November 01, 2006
During long summer days at my parents' camp, night time comes slowly. After supper, we have all kinds of time to sit at the picnic table and linger over coffee or tea, devouring bags of cookies. My father and I might go off for an evening sail, or I might ask my mother to go canoeing. Someone will get up a game of bocce or frisbee golf. Sometimes I'll go for a long walk with my husband, giving us some quiet time together away from the kids. More restless members of the family might take a ride into town, usually with the aim of replenishing the cookie supply and filling up our water containers at the spring. Always someone claims a spot in the hammock, a peaceful place to rest a sunburned body.
Even as we gather around the firepit, everyone jockeying to get a good spot, sunlight still drops peacefully down through the oak branches.
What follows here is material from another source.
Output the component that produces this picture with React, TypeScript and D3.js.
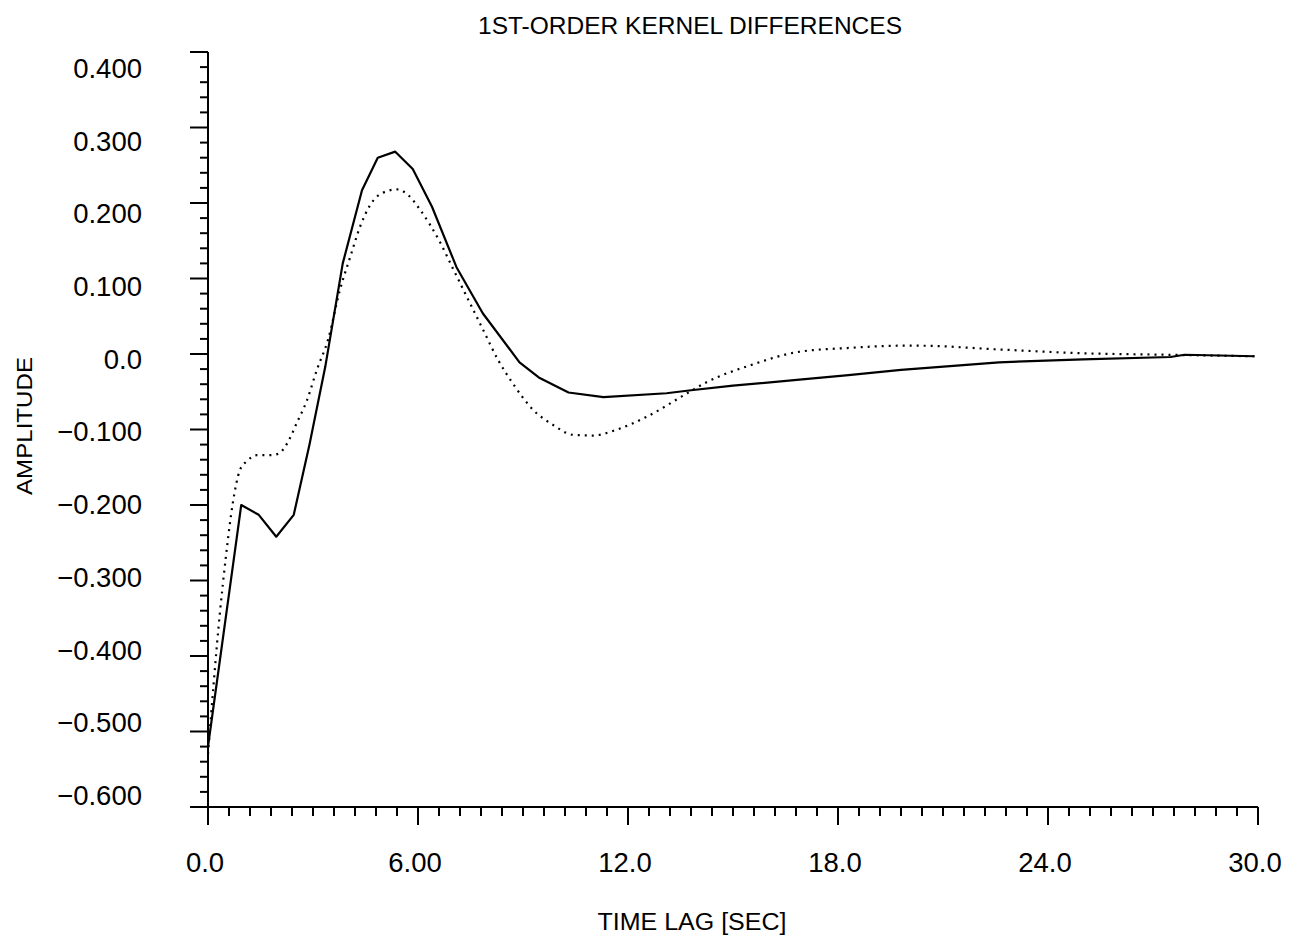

My sisters bring books or magazines with them as they pull their chairs closer to the circle, and the guitar players will be looking at sheet music, talking about songs. Some of the kids will take one last swim off the dock.
Eventually, of course, the sun does descend to the horizon, turning the sky and the bay into a brilliant red. Our camp faces west over the river, and the sunsets are gorgeous. But even after the brilliant colors fade, nothing is dark quite yet. The sky will be a deepening blue color, with visible clouds and light reflecting off still water. Often I'll walk away from the raucous crowd at the fire to go stand on the dock and admire the way the familiar scene gradually turns into dark silhouettes.
By the time darkness finally does envelope the landscape, with the flames of the firepit lighting the faces of family members as they joke or sing or play games, I am comfortably tired. Worn out from swimming and sailing and hiking, filled with a whole day of summer sun, I am ready for the darkness, ready to disappear into my small tent with my husband.
It's hard not to think of this in early November, when the days have gotten so suddenly short. I come home, check my email, think about supper, build a fire in the fireplace, read with With-a-Why for a little while – and suddenly, I look up to notice that it has happened again; all the windows are dark, our house plunged without warning into night.